Biochemistry 51, 9857–9868 (2012)

Credit: KYLE SMITH

Sulfite reductase (SiR) has a central role in sulfur geochemistry, reducing SO32− to S2−. The enzyme uses an Fe4S4 cluster and a siroheme cofactor to pass the necessary six electrons to the substrate, whereas some of the necessary six protons are thought to come from positively charged amino acids forming a 'cationic cage' around the substrate. To clarify how these components work together, Smith and Stroupe now report the enzymatic and structural characterization of five SiR mutants. As expected, alterations to residues in a loop that neighbors the active site and is known to undergo conformational changes upon substrate binding resulted in structural perturbations. Similarly, alterations to some of the residues postulated to be involved in the cationic cage impaired enzyme activity even though the protein structure was intact.

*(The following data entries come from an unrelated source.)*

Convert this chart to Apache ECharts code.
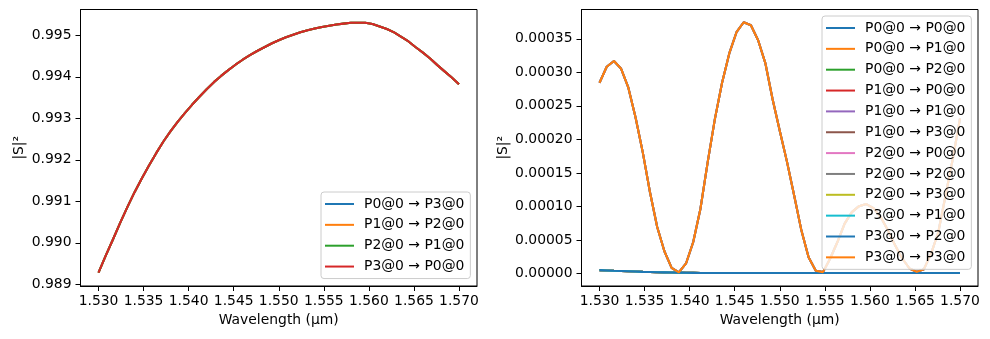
<!DOCTYPE html>
<html><head><meta charset="utf-8">
<script src="https://cdn.jsdelivr.net/npm/echarts@6/dist/echarts.min.js"></script>
<style>html,body{margin:0;padding:0;background:#fff}#c{width:990px;height:339px}</style>
</head><body><div id="c"></div><script>
const wavelengths = [1.5300,1.5308,1.5316,1.5324,1.5332,1.5340,1.5348,1.5356,1.5364,1.5372,
  1.5380,1.5388,1.5396,1.5404,1.5412,1.5420,1.5428,1.5436,1.5444,1.5452,
  1.5460,1.5468,1.5476,1.5484,1.5492,1.5500,1.5508,1.5516,1.5524,1.5532,
  1.5540,1.5548,1.5556,1.5564,1.5572,1.5580,1.5588,1.5596,1.5604,1.5612,
  1.5620,1.5628,1.5636,1.5644,1.5652,1.5660,1.5668,1.5676,1.5684,1.5692,1.5700];
const transmission = [0.98928,0.98969,0.99008,0.99048,0.99086,0.99122,0.99155,0.99186,0.99216,0.99244,
  0.99269,0.99292,0.99313,0.99333,0.99352,0.99370,0.99387,0.99402,0.99416,0.99429,
  0.99441,0.99452,0.99462,0.99471,0.99480,0.99488,0.99495,0.99501,0.99507,0.99512,
  0.99516,0.99520,0.99523,0.99526,0.99528,0.99530,0.99530,0.99530,0.99527,0.99521,
  0.99515,0.99507,0.99496,0.99485,0.99471,0.99458,0.99444,0.99428,0.99413,0.99398,0.99382];
const reflection = [0.0002845,0.0003083,0.0003168,0.0003053,0.0002771,0.0002326,0.0001806,0.0001212,0.0000692,0.0000331,
  0.0000083,0.0000015,0.0000149,0.0000469,0.0000965,0.0001657,0.0002302,0.0002845,0.0003282,0.0003598,
  0.0003747,0.0003702,0.0003479,0.0003138,0.0002603,0.0002128,0.0001668,0.0001163,0.0000643,0.0000242,
  0.0000042,0.0000020,0.0000223,0.0000469,0.0000743,0.0000915,0.0001004,0.0001035,0.0000974,0.0000841,
  0.0000643,0.0000420,0.0000223,0.0000074,0.0000024,0.0000064,0.0000297,0.0000618,0.0001163,0.0001708,0.0002310];
const crosstalk = [0.0000050,0.0000045,0.0000040,0.0000036,0.0000032,0.0000028,0.0000024,0.0000021,0.0000018,0.0000016,
  0.0000014,0.0000012,0.0000010,0.0000009,0.0000008,0.0000008,0.0000007,0.0000007,0.0000007,0.0000006,
  0.0000006,0.0000006,0.0000006,0.0000006,0.0000006,0.0000006,0.0000006,0.0000006,0.0000006,0.0000006,
  0.0000006,0.0000006,0.0000006,0.0000006,0.0000006,0.0000006,0.0000006,0.0000006,0.0000006,0.0000006,
  0.0000006,0.0000006,0.0000006,0.0000006,0.0000006,0.0000006,0.0000006,0.0000006,0.0000006,0.0000006,0.0000006];
const xTicks = [1.530,1.535,1.540,1.545,1.550,1.555,1.560,1.565,1.570];
const yTicksLeft = [0.989,0.990,0.991,0.992,0.993,0.994,0.995];
const yTicksRight = [0,0.00005,0.00010,0.00015,0.00020,0.00025,0.00030,0.00035];
const leftNames = ['P0@0 → P3@0','P1@0 → P2@0','P2@0 → P1@0','P3@0 → P0@0'];
const rightNames = ['P0@0 → P0@0','P0@0 → P1@0','P0@0 → P2@0','P1@0 → P0@0','P1@0 → P1@0','P1@0 → P3@0',
  'P2@0 → P0@0','P2@0 → P2@0','P2@0 → P3@0','P3@0 → P1@0','P3@0 → P2@0','P3@0 → P3@0'];
const rightSource = [reflection,crosstalk,crosstalk,crosstalk,reflection,crosstalk,
  crosstalk,reflection,crosstalk,crosstalk,crosstalk,reflection];
const palette = ['#1f77b4','#ff7f0e','#2ca02c','#d62728','#9467bd','#8c564b','#e377c2','#7f7f7f','#bcbd22','#17becf'];

const FONT = 'DejaVu Sans';
const FS = 13.9;
const pairs = arr => wavelengths.map((w, i) => [w, arr[i]]);

function xAxis(gi) {
  return {
    gridIndex: gi, type: 'value', min: 1.528, max: 1.572,
    axisLine: {show: true, onZero: false, lineStyle: {color: '#000', width: 1}},
    axisTick: {show: true, customValues: xTicks, length: 5, lineStyle: {color: '#000', width: 1}},
    axisLabel: {customValues: xTicks, formatter: v => v.toFixed(3), margin: 8, color: '#000', fontSize: FS, fontFamily: FONT},
    splitLine: {show: false},
    name: 'Wavelength (µm)', nameLocation: 'middle', nameGap: 27,
    nameTextStyle: {color: '#000', fontSize: FS, fontFamily: FONT}
  };
}
function yAxis(gi, min, max, ticks, dec, gap) {
  return {
    gridIndex: gi, type: 'value', min: min, max: max,
    axisLine: {show: true, onZero: false, lineStyle: {color: '#000', width: 1}},
    axisTick: {show: true, customValues: ticks, length: 5, lineStyle: {color: '#000', width: 1}},
    axisLabel: {customValues: ticks, formatter: v => v.toFixed(dec), margin: 9, color: '#000', fontSize: FS, fontFamily: FONT},
    splitLine: {show: false},
    name: '|S|²', nameLocation: 'middle', nameRotate: 90, nameGap: gap,
    nameTextStyle: {color: '#000', fontSize: FS, fontFamily: FONT}
  };
}
function legend(names, left, top) {
  return {
    data: names, orient: 'vertical', left: left, top: top,
    icon: 'rect', itemWidth: 29, itemHeight: 2, itemGap: 4.85,
    padding: [4, 6, 4, 4],
    backgroundColor: 'rgba(255,255,255,0.8)', borderColor: '#cccccc', borderWidth: 1, borderRadius: 3,
    textStyle: {fontSize: FS, fontFamily: FONT, color: '#000', lineHeight: 16, padding: [0, 0, 0, 5]}
  };
}
const series = [];
leftNames.forEach((n, k) => series.push({
  name: n, type: 'line', xAxisIndex: 0, yAxisIndex: 0, data: pairs(transmission),
  symbol: 'none', showSymbol: false, color: palette[k], lineStyle: {width: 2.08, color: palette[k]}
}));
rightNames.forEach((n, k) => series.push({
  name: n, type: 'line', xAxisIndex: 1, yAxisIndex: 1, data: pairs(rightSource[k]),
  symbol: 'none', showSymbol: false, color: palette[k % 10], lineStyle: {width: 2.08, color: palette[k % 10]}
}));

const chart = echarts.init(document.getElementById('c'), null, {renderer: 'canvas'});
chart.setOption({
  animation: false,
  backgroundColor: '#fff',
  grid: [
    {left: 80.5, top: 9.5, width: 396.5, height: 276.5, show: true, borderColor: '#000', borderWidth: 1, containLabel: false},
    {left: 581.5, top: 9.5, width: 396.5, height: 276.5, show: true, borderColor: '#000', borderWidth: 1, containLabel: false}
  ],
  xAxis: [xAxis(0), xAxis(1)],
  yAxis: [
    yAxis(0, 0.98896, 0.99562, yTicksLeft, 3, 54),
    yAxis(1, -0.0000187, 0.0003937, yTicksRight, 5, 71)
  ],
  legend: [legend(leftNames, 321, 192), legend(rightNames, 822, 16)],
  series: series
});
</script></body></html>
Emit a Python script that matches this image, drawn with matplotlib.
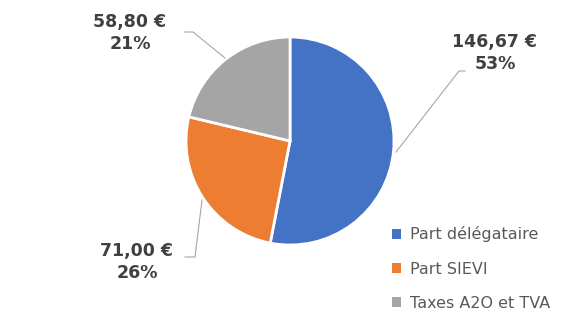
import numpy as np
import matplotlib.pyplot as plt

# donnees
categories = ["Part délégataire", "Part SIEVI", "Taxes A2O et TVA"]
montants = [146.67, 71.00, 58.80]
couleurs = ["#4472C4", "#ED7D31", "#A5A5A5"]

W, H = 582, 327
fig = plt.figure(figsize=(W / 100, H / 100), dpi=100)
ax = fig.add_axes([0, 0, 1, 1])

cx, cy, r = 290, H - 141, 104
wedges, _ = ax.pie(montants, colors=couleurs, startangle=90, counterclock=False,
                   center=(cx, cy), radius=r, frame=True,
                   wedgeprops=dict(edgecolor="white", linewidth=2))
ax.set_xlim(0, W)
ax.set_ylim(0, H)
ax.set_aspect("equal")
ax.axis("off")

total = sum(montants)
pct = [round(v / total * 100) for v in montants]
txt = [f"{v:,.2f} €".replace(".", ",") + f"\n{p}%" for v, p in zip(montants, pct)]

# positions des etiquettes (pixels, origine en haut)
lab_pos = [(495, 53), (137, 262), (130, 33)]
leaders = [
    [(396, 152), (459, 71), (465, 71)],
    [(202, 200), (195, 257), (185, 257)],
    [(225, 58), (193, 32), (185, 32)],
]
for (lx, ly), t, pts in zip(lab_pos, txt, leaders):
    ax.text(lx, H - ly, t, ha="center", va="center", fontsize=12.5, fontweight="bold",
            color="#404040", linespacing=1.25)
    xs = [p[0] for p in pts]
    ys = [H - p[1] for p in pts]
    ax.plot(xs, ys, color="#A6A6A6", lw=0.8)

leg = ax.legend(wedges, categories, loc="upper left", bbox_to_anchor=(386 / W, 1 - 220 / H),
                frameon=False, fontsize=11.5, handlelength=0.55, handleheight=0.55,
                handletextpad=0.55, labelspacing=1.2, labelcolor="#595959",
                borderaxespad=0)
for h in leg.legend_handles:
    h.set_edgecolor("none")

fig.savefig("out.png", dpi=100)
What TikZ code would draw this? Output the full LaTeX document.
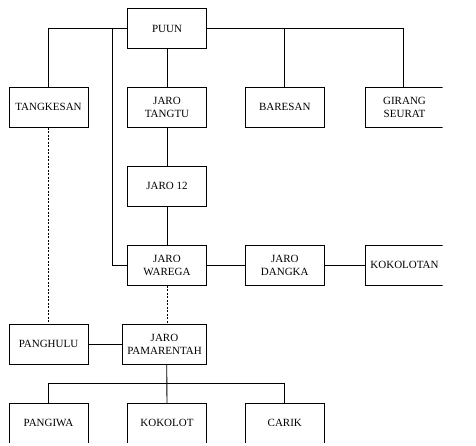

Quantification of electrons inserted per sulfur product and analysis of hydroxylamine reduction, which requires only two electrons and two protons, then allowed the authors to identify the incoming substrate and two ordered water molecules as likely sources for the first three protons and to assign the specific order of the final three proton transfers, which are mediated by defined cationic cage residues. Analysis of the reaction products also confirmed that electrons can be transferred individually, in contrast to one proposed mechanism of transfer in pairs. These results provide a compelling deconstruction of SiR's complex reaction.